Bass on this amplifier isn’t quite as authoritative or hard hitting as I normally prefer but quantity is still ample in the midbass.  The subbass region seems slightly recessed and softer, lending less of a solid, weighty sound but still maintaining a somewhat warm overall tilt and sound.  Bass notes don’t always separate clearly and the amps softness ends up making me feel as though I’m losing out a bit on texture and impact in the bass region.  I think the bass is ample for most music, you may notice some of the characteristics of its bass in EDM, especially EDM that uses a lot of subbass.  

Mids on this amplifier are great.  The slight warmth gives male vocals and some instruments a slightly weightier and fuller sound.  The midrange is where I notice that the Sangaku really seems to elongate the sustain of instruments, almost like there is a very loud second order harmonic that rings out beyond the normal length of sustain on the amplifier.  The midrange is really where this was most apparent, later becoming easier to notice elsewhere.  It gives the amplifier a really romantic, slow kind of sound that still maintains really good clarity and separation.  It’s a very unique aspect of this amplifier that I think can make music sound a lot more pleasing and laid-back.  Vocals and instruments come through very clearly, there is good texture and dynamics through the midrange as well though it takes a bit more concentration to catch some of the finer impacts and details in string instruments and drums.  Ringing of strings on guitars and the smack and motion of drumskin isn’t quite as clear as I’d like it to be here, but I can certainly see why someone would trade that for the Sangaku’s overall tonal signature and uniquely romantic kind of sound.

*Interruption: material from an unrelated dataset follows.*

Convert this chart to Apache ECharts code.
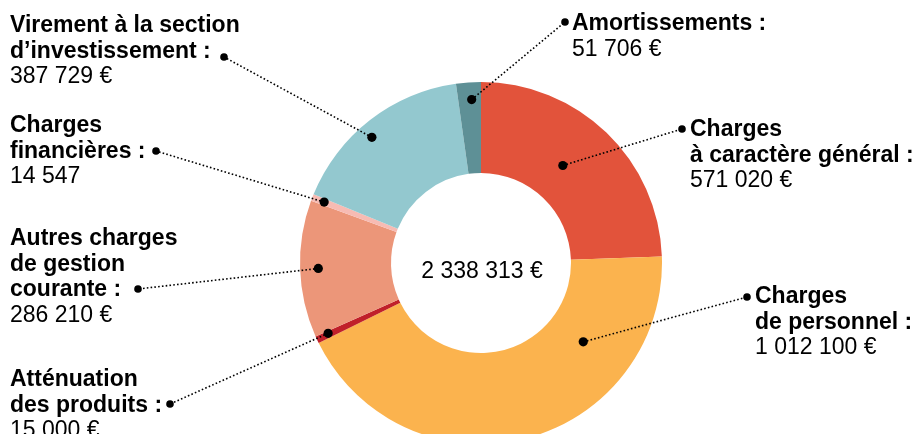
<!DOCTYPE html>
<html><head><meta charset="utf-8">
<script src="https://cdn.jsdelivr.net/npm/echarts@6/dist/echarts.min.js"></script>
<style>html,body{margin:0;padding:0;background:#fff}#c{width:920px;height:434px}</style>
</head><body><div id="c"></div>
<script>
// ---- data ----
const categories = ['Charges à caractère général', 'Charges de personnel', 'Atténuation des produits', 'Autres charges de gestion courante', 'Charges financières', 'Virement à la section d’investissement', 'Amortissements'];
const values = [571020, 1012100, 15000, 286210, 14547, 387729, 51706];
const nameLines = [['Charges', 'à caractère général :'], ['Charges', 'de personnel :'], ['Atténuation', 'des produits :'], ['Autres charges', 'de gestion', 'courante :'], ['Charges', 'financières :'], ['Virement à la section', 'd’investissement :'], ['Amortissements :']];
const valueLabels = ['571 020 €', '1 012 100 €', '15 000 €', '286 210 €', '14 547', '387 729 €', '51 706 €'];
const totalLabel = '2 338 313 €';

// ---- style / layout ----
const colors = ['#E2533B', '#FBB34E', '#C0202A', '#EC9679', '#F7BBB3', '#93C8CF', '#5E9096'];
const labelPos = [[690, 117], [755, 284], [10, 367], [10, 226], [10, 113], [10, 13], [572, 11]];
const labelDot = [[682, 129], [747, 297], [170, 404], [138, 289], [156, 151], [224, 57], [565, 22]];
const anchor = [[0.455, 0.41], [0.255, 0.43], [0.68, 0.86], [0.5, 0.8], [0.5, 0.86], [0.447, 0.84], [0.59, 0.81]];
const FONT = '"Liberation Sans", Arial, Helvetica, sans-serif';
const CX = 481, CY = 263, R0 = 90, R = 181;

const chart = echarts.init(document.getElementById('c'), null, {renderer: 'canvas'});
chart.setOption({
  animation: false,
  backgroundColor: '#fff',
  series: [{
    type: 'pie',
    center: [CX, CY],
    radius: [R0, R],
    startAngle: 90,
    clockwise: true,
    avoidLabelOverlap: false,
    silent: true,
    data: categories.map((c, i) => ({name: c, value: values[i], itemStyle: {color: colors[i]}})),
    labelLine: {show: false},
    label: {
      show: true,
      position: 'outside',
      formatter: p => nameLines[p.dataIndex].map(l => '{b|' + l + '}').join('\n') + '\n{v|' + valueLabels[p.dataIndex] + '}',
      rich: {
        b: {fontFamily: FONT, fontSize: 23, fontWeight: 'bold', color: '#000', lineHeight: 25.5},
        v: {fontFamily: FONT, fontSize: 23, fontWeight: 'normal', color: '#000', lineHeight: 25.5}
      }
    },
    labelLayout: p => ({x: labelPos[p.dataIndex][0], y: labelPos[p.dataIndex][1], align: 'left', verticalAlign: 'top'})
  }]
});

// leader lines from slice geometry computed by the library
const graphics = [];
let sData = null;
try { sData = chart.getModel().getSeriesByIndex(0).getData(); } catch (e) {}
const total = values.reduce((a, b) => a + b, 0);
let acc = 0;
values.forEach((v, i) => {
  let L = sData ? sData.getItemLayout(i) : null;
  if (!L || L.startAngle == null) {
    const s = -Math.PI / 2 + acc / total * Math.PI * 2;
    L = {cx: CX, cy: CY, r0: R0, r: R, startAngle: s, endAngle: s + v / total * Math.PI * 2};
  }
  acc += v;
  const a = L.startAngle + (L.endAngle - L.startAngle) * anchor[i][0];
  const r = L.r0 + (L.r - L.r0) * anchor[i][1];
  const x1 = L.cx + r * Math.cos(a), y1 = L.cy + r * Math.sin(a);
  const [x2, y2] = labelDot[i];
  graphics.push({type: 'line', z: 100, shape: {x1, y1, x2, y2}, style: {stroke: '#000', lineWidth: 1.6, lineDash: [1.6, 2.2]}});
  graphics.push({type: 'circle', z: 101, shape: {cx: x1, cy: y1, r: 4.6}, style: {fill: '#000'}});
  graphics.push({type: 'circle', z: 101, shape: {cx: x2, cy: y2, r: 3.8}, style: {fill: '#000'}});
});
graphics.push({type: 'text', z: 100, x: 482, y: 272, style: {text: totalLabel, font: '23px ' + FONT, fill: '#000', align: 'center', verticalAlign: 'middle', textAlign: 'center', textVerticalAlign: 'middle'}});
chart.setOption({graphic: graphics});
</script>
</body></html>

Treble is very clean and just a bit recessed on this amplifier.  Treble comes through very smoothly and with great clarity and impact, but it’s also obvious that treble is not as well extended as it could be in order to achieve the tonal balance that Sangaku does.  While treble is certainly less present, it isn’t as though the amp is completely dark or overly warm sounding, treble is certainly more present than it is on the Mogwai that I reviewed recently.  The amp also manages a surprisingly good sense of air despite its warmer signature.

Staging is quite good on the Sangaku.  While it doesn’t expand the staging the way some of the rarer single ended triode amplifier I’ve heard before do, I find some of that effect is still here.  Imaging is quite clear, despite the “slowness” effect of that extended sustain, the amp actually seems quite quick and seems to image instruments believably in the space it presents.  While I find the amp punches quite well, impacts are a bit rounded on the Sangaku and I feel it can muddy the impact of much quieter sounds in music, some of the smaller details like the opening and closing of valves on brass instruments or the sound that comes from the throat and mouth of a trumpet player, almost spitting as they try to play their instrument.

Conclusion

The Sangaku has been a really enjoyable amplifier to audition.  I really enjoy its slightly warm tonality and the extended sustain effect that brings a bit of romance and “tube-yness” to the music without sacrificing clarity.  While I do find smaller details slightly more difficult to pick out in music on the Sangaku, I still find the amplifier is quite detailed, clean and smooth sounding.  No signs of harshness at any point with this amplifier, making it a very easy listen.  It has been very surprising listening to the Sangaku and makes me curious what other Nutube based designs could be capable of and hopeful for how they could be incorporated in lower power devices like portable devices and still offer some of the flavor of a nice, high end tube amplifier.